REQUIREMENT:
Leave out the pictures, and write out exactly the lines from the beginning of the material to the line holding "ax = fig.add_axes([0.0848, 0.0919, 0.762, 0.797])", that line included, and nothing else.

ENTRIES SHOWN:
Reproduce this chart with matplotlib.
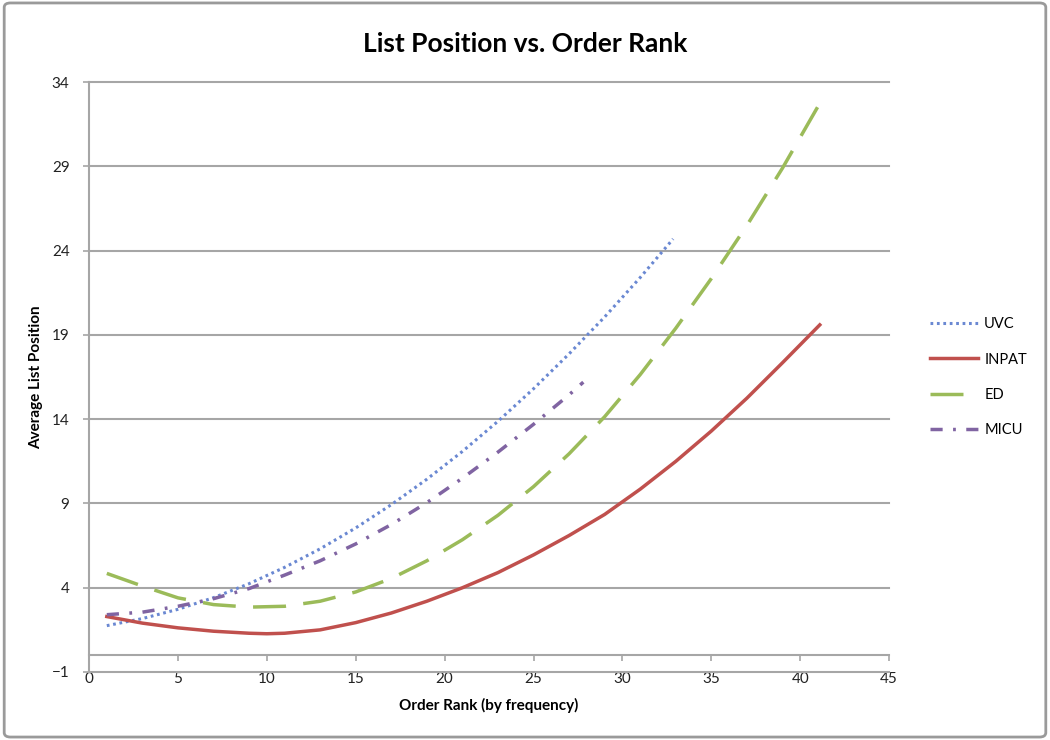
import matplotlib
matplotlib.use("Agg")
import matplotlib.pyplot as plt
from matplotlib.patches import FancyBboxPatch

plt.rcParams['font.family'] = ['Lato', 'DejaVu Sans']

# values
uvc_x = [1, 3, 5, 7, 9, 11, 13, 15, 17, 19, 21, 23, 25, 27, 29, 31, 32.85]
uvc_y = [1.75, 2.17, 2.72, 3.41, 4.24, 5.21, 6.31, 7.55, 8.93, 10.44, 12.09,
         13.88, 15.81, 17.88, 20.07, 22.41, 24.70]

inpat_x = [1, 3, 5, 7, 9, 10, 11, 13, 15, 17, 19, 21, 23, 25, 27, 29, 31, 33, 35, 37, 39, 41.1]
inpat_y = [2.29, 1.9, 1.62, 1.42, 1.3, 1.27, 1.3, 1.5, 1.93, 2.5, 3.2, 4.0, 4.9, 5.95,
           7.1, 8.35, 9.85, 11.5, 13.3, 15.25, 17.35, 19.6]

ed_x = [1, 3, 5, 7, 9, 11, 13, 15, 17, 19, 21, 23, 25, 27, 29, 31, 33, 35, 37, 39, 41.1]
ed_y = [4.85, 4.1, 3.4, 3.0, 2.85, 2.9, 3.2, 3.75, 4.55, 5.6, 6.85, 8.3, 10.0,
        11.95, 14.15, 16.65, 19.4, 22.35, 25.5, 28.9, 32.75]

micu_x = [1, 3, 5, 7, 9, 11, 13, 15, 17, 19, 21, 23, 25, 27, 27.8]
micu_y = [2.4, 2.55, 2.9, 3.35, 3.95, 4.75, 5.6, 6.6, 7.75, 9.05, 10.5, 12.05,
          13.7, 15.45, 16.2]

x_ticks = [0, 5, 10, 15, 20, 25, 30, 35, 40, 45]
y_ticks = [-1, 4, 9, 14, 19, 24, 29, 34]

grey = "#a6a6a6"

fig = plt.figure(figsize=(10.5, 7.4), dpi=100)
ax = fig.add_axes([0.0848, 0.0919, 0.762, 0.797])

ax.plot(uvc_x, uvc_y, color="#6a88d2", lw=2.2, ls=(0, (0.9, 1.2)), label="UVC")
ax.plot(inpat_x, inpat_y, color="#c0504d", lw=2.5, label="INPAT")
ax.plot(ed_x, ed_y, color="#9bbb59", lw=2.5, ls=(0, (9.5, 5)), label="ED")
ax.plot(micu_x, micu_y, color="#8064a2", lw=2.5, ls=(0, (3.5, 3, 0.8, 3)), label="MICU")

ax.set_xlim(0, 45)
ax.set_ylim(-1, 34)
ax.set_xticks(x_ticks)
ax.set_yticks(y_ticks)
ax.yaxis.grid(True, color=grey, lw=1.5)
ax.set_axisbelow(True)
for g in ax.get_ygridlines():
    g.set_clip_on(False)

ax.spines['top'].set_visible(False)
ax.spines['right'].set_visible(False)
ax.spines['bottom'].set_position(('data', 0))
ax.spines['bottom'].set_color(grey)
ax.spines['left'].set_color(grey)
ax.spines['bottom'].set_linewidth(1.5)
ax.spines['left'].set_linewidth(1.5)
ax.tick_params(axis='x', direction='out', length=4, width=1.2, color=grey,
               pad=8, labelsize=11, labelcolor="#222222")
ax.tick_params(axis='y', direction='out', length=4, width=1.2, color=grey,
               pad=10, labelsize=11, labelcolor="#222222")

ax.set_xlabel("Order Rank (by frequency)", fontsize=11, fontweight='bold', labelpad=9)
ax.set_ylabel("Average List Position", fontsize=11, fontweight='bold', labelpad=6)
fig.suptitle("List Position vs. Order Rank", x=0.5, y=0.957, fontsize=19, fontweight='bold')

ax.legend(loc='center left', bbox_to_anchor=(1.035, 0.5), frameon=False,
          fontsize=10.5, handlelength=3.3, handletextpad=0.4, labelspacing=1.45)

border = FancyBboxPatch((0.004, 0.004), 0.992, 0.992, boxstyle="round,pad=0,rounding_size=0.006",
                        transform=fig.transFigure, fill=False, ec="#9a9a9a", lw=2)
fig.patches.append(border)

fig.savefig("out.png", dpi=100)
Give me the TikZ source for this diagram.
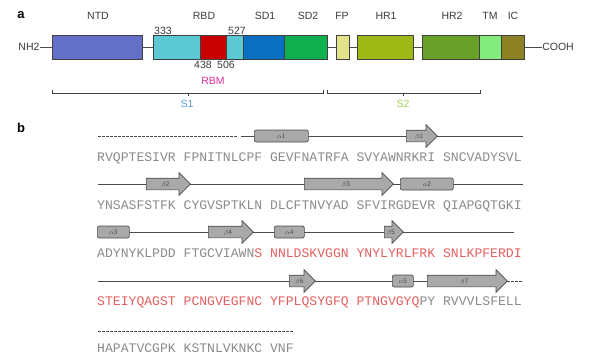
\documentclass[tikz,border=0pt]{standalone}
\usepackage{fontspec}
\setmainfont{Liberation Sans}
\newfontfamily\seqfont{Liberation Mono}
\usetikzlibrary{positioning,shapes.arrows}
\pgfdeclarelayer{back}
\pgfsetlayers{back,main}
\definecolor{ntd-color}{HTML}{6470C8}
\definecolor{rbd-color}{HTML}{5BC8D3}
\definecolor{rbm-color}{HTML}{C80000}
\definecolor{sd1-color}{HTML}{0A6FC0}
\definecolor{sd2-color}{HTML}{10B050}
\definecolor{fp-color}{HTML}{E2E28A}
\definecolor{hr1-color}{HTML}{9EB815}
\definecolor{hr2-color}{HTML}{69A02A}
\definecolor{tm-color}{HTML}{84EC7C}
\definecolor{ic-color}{HTML}{8C8224}
\definecolor{dom-line}{HTML}{404040}
\definecolor{lab-grey}{HTML}{3A3A3A}
\definecolor{s1-color}{HTML}{5B9BD5}
\definecolor{s2-color}{HTML}{A6CF5B}
\definecolor{rbmlab-color}{HTML}{E0309A}
\definecolor{ss-fill}{HTML}{A9A9A9}
\definecolor{ss-line}{HTML}{4A4A4A}
\definecolor{seq-grey}{HTML}{8A8A8A}
\definecolor{seq-red}{HTML}{E45E5E}

\begin{document}
\begin{tikzpicture}[x=1pt, y=-1pt,
                every node/.append style={align=center},
                dom/.style={draw=dom-line, line width=0.8pt, minimum height=24, inner sep=0, anchor=west, minimum width=#1},
                lab/.style={font=\fontsize{10.5}{12}\selectfont, text=lab-grey, inner sep=0},
                panel/.style={font=\fontsize{13}{15}\selectfont\bfseries, inner sep=0},
                helix/.style={draw=ss-line, fill=ss-fill, line width=0.7pt, rounded corners=2pt, minimum height=12, inner sep=0, anchor=west, minimum width=#1, font=\fontsize{6.5}{7}\selectfont, text=ss-line},
                strand/.style={shape=single arrow, draw=ss-line, fill=ss-fill, line width=0.7pt, single arrow head extend=5.5pt, single arrow tip angle=90, inner xsep=0pt, inner ysep=3pt, text height=5pt, text depth=0pt, anchor=tail, minimum height=#1, font=\fontsize{6.5}{7}\selectfont, text=ss-line},
                seq/.style={font=\seqfont\fontsize{13.1}{15}\selectfont, inner sep=0, anchor=base west, text=seq-grey},
                bb/.style={draw=ss-line, line width=0.8pt},
                brk/.style={draw=dom-line, line width=0.7pt}]
    \useasboundingbox (0,0) rectangle (592,360);

    % panel a: domain map
    \node[panel] (pa) at (21,15) {a};
    \node[lab] (nh2) at (29,47) {NH2};
    \node[lab] (cooh) at (558,47) {COOH};

    \node[dom=90, fill=ntd-color] (ntd) at (52,47) {};
    \node[dom=47, fill=rbd-color] (rbd) at (153,47) {};
    \node[dom=26, fill=rbm-color] (rbm) at (200,47) {};
    \node[dom=17, fill=rbd-color] (rbd2) at (226,47) {};
    \node[dom=41, fill=sd1-color] (sd1) at (243,47) {};
    \node[dom=43, fill=sd2-color] (sd2) at (284,47) {};
    \node[dom=13, fill=fp-color] (fp) at (336,47) {};
    \node[dom=56, fill=hr1-color] (hr1) at (357,47) {};
    \node[dom=57, fill=hr2-color] (hr2) at (422,47) {};
    \node[dom=22, fill=tm-color] (tm) at (479,47) {};
    \node[dom=23, fill=ic-color] (ic) at (501,47) {};

    \node[lab] (l-ntd) at (98,16) {NTD};
    \node[lab] (l-rbd) at (204,16) {RBD};
    \node[lab] (l-sd1) at (265,16) {SD1};
    \node[lab] (l-sd2) at (308,16) {SD2};
    \node[lab] (l-fp) at (342,16) {FP};
    \node[lab] (l-hr1) at (386,16) {HR1};
    \node[lab] (l-hr2) at (452,16) {HR2};
    \node[lab] (l-tm) at (490,16) {TM};
    \node[lab] (l-ic) at (513,16) {IC};

    \node[lab] (p333) at (163,31) {333};
    \node[lab] (p527) at (237,31) {527};
    \node[lab] (p438) at (203,65) {438};
    \node[lab] (p506) at (226,65) {506};
    \node[lab, text=rbmlab-color] (l-rbm) at (213,81) {RBM};

    \begin{pgfonlayer}{back}
        \draw[bb] (nh2.east) -- (cooh.west);
    \end{pgfonlayer}

    % S1 / S2 brackets
    \coordinate (s1a) at (52,90);
    \coordinate (s1b) at (323,90);
    \coordinate (s2a) at (327,90);
    \coordinate (s2b) at (480,90);
    \draw[brk] (s1a) -- ++(0,3) -| (s1b);
    \draw[brk] (s2a) -- ++(0,3) -| (s2b);
    \draw[brk] (188,93) -- ++(0,3);
    \draw[brk] (403,93) -- ++(0,3);
    \node[lab, text=s1-color] (l-s1) at (187,104) {S1};
    \node[lab, text=s2-color] (l-s2) at (403,104) {S2};

    % panel b: secondary structure
    \node[panel] (pb) at (21,128) {b};

    \coordinate (r1s) at (98,136);  \coordinate (r1d) at (237,136);
    \coordinate (r1t) at (241,136); \coordinate (r1e) at (523,136);
    \coordinate (r2s) at (98,184);  \coordinate (r2e) at (523,184);
    \coordinate (r3s) at (98,232);  \coordinate (r3e) at (514,232);
    \coordinate (r4s) at (98,281);  \coordinate (r4d) at (507,281);
    \coordinate (r4e) at (523,281);
    \coordinate (r5s) at (98,331);  \coordinate (r5e) at (293,331);
    \begin{pgfonlayer}{back}
        \draw[bb, dash pattern=on 2.5pt off 1.5pt] (r1s) -- (r1d);
        \draw[bb] (r1t) -- (r1e);
        \draw[bb] (r2s) -- (r2e);
        \draw[bb] (r3s) -- (r3e);
        \draw[bb] (r4s) -- (r4d);
        \draw[bb, dash pattern=on 2.5pt off 1.5pt] (r4d) -- (r4e);
        \draw[bb, dash pattern=on 2.5pt off 1.5pt] (r5s) -- (r5e);
    \end{pgfonlayer}

    \node[helix=54] (a1) at (254,136) {$\alpha$1};
    \node[strand=31] (b1) at (406,136) {$\beta$1};

    \node[strand=44] (b2) at (146,184) {$\beta$2};
    \node[strand=89] (b3) at (304,184) {$\beta$3};
    \node[helix=53] (a2) at (400,184) {$\alpha$2};

    \node[helix=32] (a3) at (97,232) {$\alpha$3};
    \node[strand=45] (b4) at (208,232) {$\beta$4};
    \node[helix=30] (a4) at (274,232) {$\alpha$4};
    \node[strand=19] (b5) at (384,232) {$\beta$5};

    \node[strand=26] (b6) at (289,281) {$\beta$6};
    \node[helix=21] (a5) at (392,281) {$\alpha$5};
    \node[strand=80] (b7) at (427,281) {$\beta$7};

    % sequence
    \node[seq] (seq1) at (97,161) {RVQPTESIVR FPNITNLCPF GEVFNATRFA SVYAWNRKRI SNCVADYSVL};
    \node[seq] (seq2) at (97,209) {YNSASFSTFK CYGVSPTKLN DLCFTNVYAD SFVIRGDEVR QIAPGQTGKI};
    \node[seq] (seq3) at (97,257) {ADYNYKLPDD FTGCVIAWN\textcolor{seq-red}{S NNLDSKVGGN YNYLYRLFRK SNLKPFERDI}};
    \node[seq] (seq4) at (97,305) {\textcolor{seq-red}{STEIYQAGST PCNGVEGFNC YFPLQSYGFQ PTNGVGYQ}PY RVVVLSFELL};
    \node[seq] (seq5) at (97,352) {HAPATVCGPK KSTNLVKNKC VNF};
\end{tikzpicture}
\end{document}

THE RESPONSE:
Reproduce this chart with matplotlib.
import matplotlib
matplotlib.use("Agg")
import matplotlib.pyplot as plt
from matplotlib.patches import FancyBboxPatch

plt.rcParams['font.family'] = ['Lato', 'DejaVu Sans']

# values
uvc_x = [1, 3, 5, 7, 9, 11, 13, 15, 17, 19, 21, 23, 25, 27, 29, 31, 32.85]
uvc_y = [1.75, 2.17, 2.72, 3.41, 4.24, 5.21, 6.31, 7.55, 8.93, 10.44, 12.09,
         13.88, 15.81, 17.88, 20.07, 22.41, 24.70]

inpat_x = [1, 3, 5, 7, 9, 10, 11, 13, 15, 17, 19, 21, 23, 25, 27, 29, 31, 33, 35, 37, 39, 41.1]
inpat_y = [2.29, 1.9, 1.62, 1.42, 1.3, 1.27, 1.3, 1.5, 1.93, 2.5, 3.2, 4.0, 4.9, 5.95,
           7.1, 8.35, 9.85, 11.5, 13.3, 15.25, 17.35, 19.6]

ed_x = [1, 3, 5, 7, 9, 11, 13, 15, 17, 19, 21, 23, 25, 27, 29, 31, 33, 35, 37, 39, 41.1]
ed_y = [4.85, 4.1, 3.4, 3.0, 2.85, 2.9, 3.2, 3.75, 4.55, 5.6, 6.85, 8.3, 10.0,
        11.95, 14.15, 16.65, 19.4, 22.35, 25.5, 28.9, 32.75]

micu_x = [1, 3, 5, 7, 9, 11, 13, 15, 17, 19, 21, 23, 25, 27, 27.8]
micu_y = [2.4, 2.55, 2.9, 3.35, 3.95, 4.75, 5.6, 6.6, 7.75, 9.05, 10.5, 12.05,
          13.7, 15.45, 16.2]

x_ticks = [0, 5, 10, 15, 20, 25, 30, 35, 40, 45]
y_ticks = [-1, 4, 9, 14, 19, 24, 29, 34]

grey = "#a6a6a6"

fig = plt.figure(figsize=(10.5, 7.4), dpi=100)
ax = fig.add_axes([0.0848, 0.0919, 0.762, 0.797])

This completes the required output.